NEC3 Supply Contract Can you claim for plant/equipment Balance Sheet assets as Defined Cost

A Supplier is providing goods and services under the NEC3 Supply Contract. The supply requires the use of significant plant and equipment. The Supplier owns this plant and equipment which it has fully depreciated in its accounts.

Compensation Events arise which have an impact on the Prices and the Delivery Date. When assessing the changes the Prices, and specifically the effect on Defined Cost:

a. Should the Supplier be recompensed for the plant and equipment?
b. If so, how should the amount be calculated?

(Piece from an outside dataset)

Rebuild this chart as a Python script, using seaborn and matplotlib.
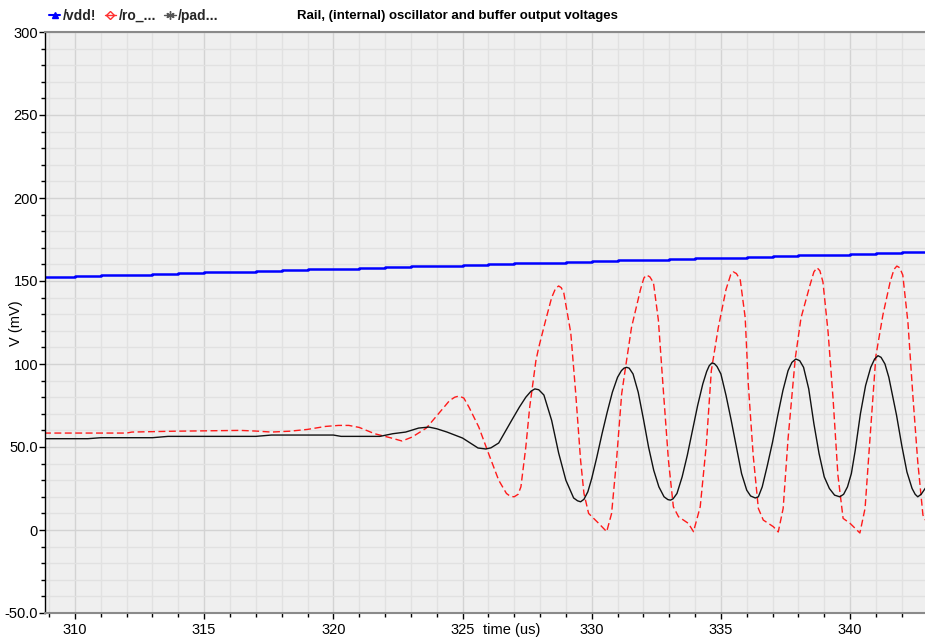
import matplotlib
matplotlib.use("Agg")
import matplotlib.pyplot as plt
import seaborn as sns
from matplotlib.lines import Line2D
from matplotlib.ticker import FixedLocator, FixedFormatter, MultipleLocator

# ---------------- data ----------------
series_names = ["/vdd!", "/ro_...", "/pad..."]
title_text = "Rail, (internal) oscillator and buffer output voltages"

vdd_t = [308.8, 310, 311, 312, 313, 314, 315, 316, 317, 318, 319, 320, 321, 322,
         323, 324, 325, 326, 327, 328, 329, 330, 331, 332, 333, 334, 335, 336,
         337, 338, 339, 340, 341, 342, 343]
vdd_v = [152.6, 153.0, 153.5, 153.9, 154.4, 154.8, 155.3, 155.7, 156.1, 156.6,
         157.0, 157.5, 157.9, 158.4, 158.8, 159.3, 159.7, 160.1, 160.6, 161.0,
         161.5, 161.9, 162.4, 162.8, 163.3, 163.7, 164.1, 164.6, 165.0, 165.5,
         165.9, 166.4, 166.8, 167.3, 167.7]

ro_t = [308.8, 312.0, 312.2, 313.8, 316.4, 317.0, 317.6, 318.3, 319.0, 319.7,
        320.2, 320.6, 321.0, 321.6, 322.2, 322.66, 323.05, 323.6, 324.1, 324.5,
        324.7, 324.86, 325.05, 325.25, 325.63, 326.0, 326.4, 326.7, 326.85,
        327.0, 327.15, 327.26, 327.45, 327.6, 327.84, 327.95, 328.22, 328.45,
        328.6, 328.72, 328.82, 328.92, 329.19, 329.38, 329.57, 329.7, 329.88,
        330.27, 330.58, 330.77, 330.96, 331.16, 331.31, 331.54, 331.89, 332.02,
        332.12, 332.25, 332.39, 332.58, 332.78, 332.97, 333.16, 333.36, 333.74,
        333.94, 334.2, 334.44, 334.63, 334.9, 335.2, 335.38, 335.48, 335.6,
        335.75, 335.94, 336.06, 336.25, 336.45, 336.64, 337.03, 337.22, 337.41,
        337.6, 337.88, 338.1, 338.45, 338.6, 338.72, 338.83, 338.95, 339.15,
        339.34, 339.53, 339.73, 340.0, 340.38, 340.58, 340.77, 341.0, 341.27,
        341.55, 341.7, 341.81, 341.92, 342.04, 342.24, 342.43, 342.62, 342.82,
        342.95]
ro_v = [58.4, 58.4, 59.0, 59.5, 60.0, 59.6, 59.0, 59.5, 60.6, 62.4,
        63.0, 63.0, 61.8, 58.0, 55.6, 53.6, 56.0, 61.4, 70.6, 78.0,
        80.0, 80.7, 79.5, 74.0, 62.0, 46.4, 30.0, 22.0, 20.3,
        20.0, 21.5, 26.0, 50.0, 74.0, 102.0, 110.0, 126.5, 140.0,
        145.5, 147.0, 146.0, 142.8, 118.7, 82.5, 42.0, 22.0, 10.0,
        4.0, -1.0, 10.0, 42.0, 82.0, 98.0, 122.0, 145.0, 151.8,
        153.6, 152.5, 149.0, 126.5, 82.5, 42.0, 14.0, 8.0, 4.0,
        -1.0, 14.0, 52.0, 96.0, 122.0, 145.0, 153.8, 155.5, 154.5,
        150.6, 128.0, 88.0, 45.0, 13.0, 6.0, 2.0, -1.2, 13.0,
        55.0, 103.6, 127.7, 147.6, 155.5, 158.0, 156.2, 149.4, 119.0,
        79.5, 33.0, 7.0, 4.0, -1.8, 13.0, 55.0, 105.0, 129.5,
        149.4, 157.0, 159.0, 158.0, 153.6, 125.0, 81.0, 41.0, 9.0,
        5.0]

pad_t = [308.8, 310.5, 311.0, 313.0, 313.6, 317.0, 317.6, 320.0, 320.3, 321.8,
         322.3, 322.8, 323.3, 323.7, 324.0, 324.4, 325.0, 325.6, 325.9, 326.1,
         326.4, 326.9, 327.2, 327.45, 327.65, 327.8, 327.95, 328.15, 328.45,
         328.72, 329.0, 329.3, 329.45, 329.57, 329.7, 329.85, 330.0, 330.2,
         330.4, 330.6, 330.8, 331.0, 331.15, 331.25, 331.35, 331.45, 331.6,
         331.8, 332.0, 332.2, 332.4, 332.6, 332.8, 332.95, 333.05, 333.15, 333.3,
         333.5, 333.7, 333.9, 334.1, 334.3, 334.45, 334.55, 334.65, 334.75,
         334.85, 335.0, 335.2, 335.4, 335.6, 335.8, 336.0, 336.15, 336.33,
         336.45, 336.6, 336.8, 337.0, 337.2, 337.4, 337.6, 337.75, 337.9, 338.05,
         338.2, 338.4, 338.6, 338.8, 339.0, 339.2, 339.4, 339.6, 339.75, 339.9,
         340.05, 340.2, 340.4, 340.6, 340.8, 340.95, 341.08, 341.2, 341.35,
         341.5, 341.8, 342.0, 342.2, 342.4, 342.52, 342.62, 342.75, 342.95]
pad_v = [55.0, 55.0, 55.6, 55.6, 56.4, 56.4, 57.2, 57.2, 56.4, 56.4,
         58.0, 59.0, 61.4, 62.0, 61.0, 59.0, 55.4, 49.4, 48.8, 49.5,
         52.4, 66.0, 74.0, 80.0, 83.6, 85.0, 84.5, 81.3, 66.0,
         46.4, 30.0, 19.3, 17.6, 17.0, 18.5, 23.0, 31.0, 44.0,
         58.0, 71.0, 83.0, 92.0, 96.0, 97.5, 98.0, 97.5, 94.0,
         83.0, 67.0, 50.0, 36.0, 26.0, 20.0, 18.3, 18.0, 18.8, 22.0,
         32.0, 45.0, 60.0, 75.0, 88.0, 95.5, 99.0, 100.6, 100.2,
         98.5, 94.0, 81.0, 66.0, 50.0, 34.0, 24.0, 20.5, 19.3,
         20.0, 26.0, 39.0, 53.0, 69.0, 84.0, 96.0, 101.0, 103.0, 102.0,
         98.0, 85.0, 64.0, 46.0, 32.0, 25.0, 21.0, 20.0, 21.5, 26.0,
         34.0, 48.0, 70.0, 87.0, 98.0, 103.0, 105.0, 104.0, 100.0,
         92.0, 69.0, 51.0, 35.0, 25.0, 21.5, 20.0, 21.5, 26.0]

x_ticks = [310, 315, 320, 325, 330, 335, 340]
x_tick_labels = ["310", "315", "320", "325", "330", "335", "340"]
y_ticks = [-50, 0, 50, 100, 150, 200, 250, 300]
y_tick_labels = ["-50.0", "0", "50.0", "100", "150", "200", "250", "300"]

# ---------------- style ----------------
sns.set_theme(style="white")
plt.rcParams['font.family'] = ['Liberation Sans', 'DejaVu Sans']

W, H = 925, 639
fig = plt.figure(figsize=(W / 100, H / 100), dpi=100)
fig.patch.set_facecolor('white')
ax = fig.add_axes([45 / W, 26 / H, 880 / W, 581 / H])
ax.set_facecolor('#efefef')

sns.lineplot(x=vdd_t, y=vdd_v, ax=ax, color='#0000ff', lw=1.8,
             drawstyle='steps-post', estimator=None, sort=False)
sns.lineplot(x=ro_t, y=ro_v, ax=ax, color='#ff1a1a', lw=1.0,
             linestyle=(0, (5, 2.5)), estimator=None, sort=False)
sns.lineplot(x=pad_t, y=pad_v, ax=ax, color='#111111', lw=1.0,
             estimator=None, sort=False)

ax.set_xlim(308.84, 342.9)
ax.set_ylim(-50, 300)

ax.xaxis.set_major_locator(FixedLocator(x_ticks))
ax.xaxis.set_major_formatter(FixedFormatter(x_tick_labels))
ax.xaxis.set_minor_locator(MultipleLocator(1))
ax.yaxis.set_major_locator(FixedLocator(y_ticks))
ax.yaxis.set_major_formatter(FixedFormatter(y_tick_labels))
ax.yaxis.set_minor_locator(MultipleLocator(10))

ax.set_axisbelow(True)
ax.grid(which='major', color='#d3d3d3', lw=1.0)
ax.grid(which='minor', color='#e1e1e1', lw=1.0)

ax.tick_params(axis='both', which='both', direction='out', color='black',
               labelsize=10.5, labelcolor='black', bottom=True, left=True)
ax.tick_params(axis='y', which='major', length=4, width=1, pad=1)
ax.tick_params(axis='y', which='minor', length=3, width=1)
ax.tick_params(axis='x', which='major', length=4, width=1, pad=3)
ax.tick_params(axis='x', which='minor', length=3, width=1)

ax.spines['right'].set_visible(False)
ax.spines['left'].set_color('black')
ax.spines['left'].set_linewidth(1.0)
ax.spines['top'].set_color('#8a8a8a')
ax.spines['top'].set_linewidth(1.5)
ax.spines['bottom'].set_color('#8a8a8a')
ax.spines['bottom'].set_linewidth(1.5)

ax.set_xlabel('time (us)', fontsize=10.5, color='black')
ax.xaxis.set_label_coords((512 - 45) / 880, -(630 - 613) / 581)
ax.xaxis.label.set_va('center')
ax.set_ylabel('V (mV)', fontsize=10.5, color='black')
ax.yaxis.set_label_coords((16 - 45) / 880, (613 - 323) / 581)
ax.yaxis.label.set_va('center')

fig.text(457 / W, 1 - 16 / H, title_text, ha='center', va='center',
         fontsize=9.5, fontweight='bold', color='black')

handles = [
    Line2D([], [], color='#0000ff', lw=1.5, marker='^', markersize=5),
    Line2D([], [], color='#ff3030', lw=1.0, marker='D', markersize=4,
           markerfacecolor='none'),
    Line2D([], [], color='#555555', lw=1.0, marker=(6, 2, 0), markersize=6),
]
fig.legend(handles, series_names, loc='center left',
           bbox_to_anchor=(49 / W, 1 - 16 / H), ncol=3, frameon=False,
           handlelength=0.8, handletextpad=0.2, columnspacing=0.6,
           borderaxespad=0, borderpad=0,
           prop={'weight': 'bold', 'size': 10})

fig.savefig('out.png', dpi=100)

I am assuming that there is not a corresponding rate in the Price Schedule which could be used to assess the value of compensation events, whereby, the assessment uses Defined Cost which, under NEC3, is the amount paid by the Supplier.

Fully depreciating the ‘plant and equipment’ in the accounts effectively means that the value is offset against corporate liabilities, namely corporation tax, which means that the tax liability would be reduced by (say) 20% of the value of the plant and equipment in question. However this may be further complicated by how the plant and equipment was initially paid for and any possible Capital Gains Tax to be considered, so perhaps not so straightforward an issue, without taking into consideration any other accounting or taxation matters to further complicate this.

When Defined Cost states ‘paid’ under the definition, this does tend to assume a simple cash transaction, although the word ‘paid’ has a very wide spectrum of meaning. This may include accounting for some form of ‘opportunity cost’ or the accrual of a liability as ‘payment’, at least in part.

A solution could be to assess the value of the ‘plant and equipment’ and liquidate that value into an amount which can be sensibly used to apply to a compensation event quotation, such as a daily rate or price per unit, in the same way that it might be calculated if added to the Price Schedule.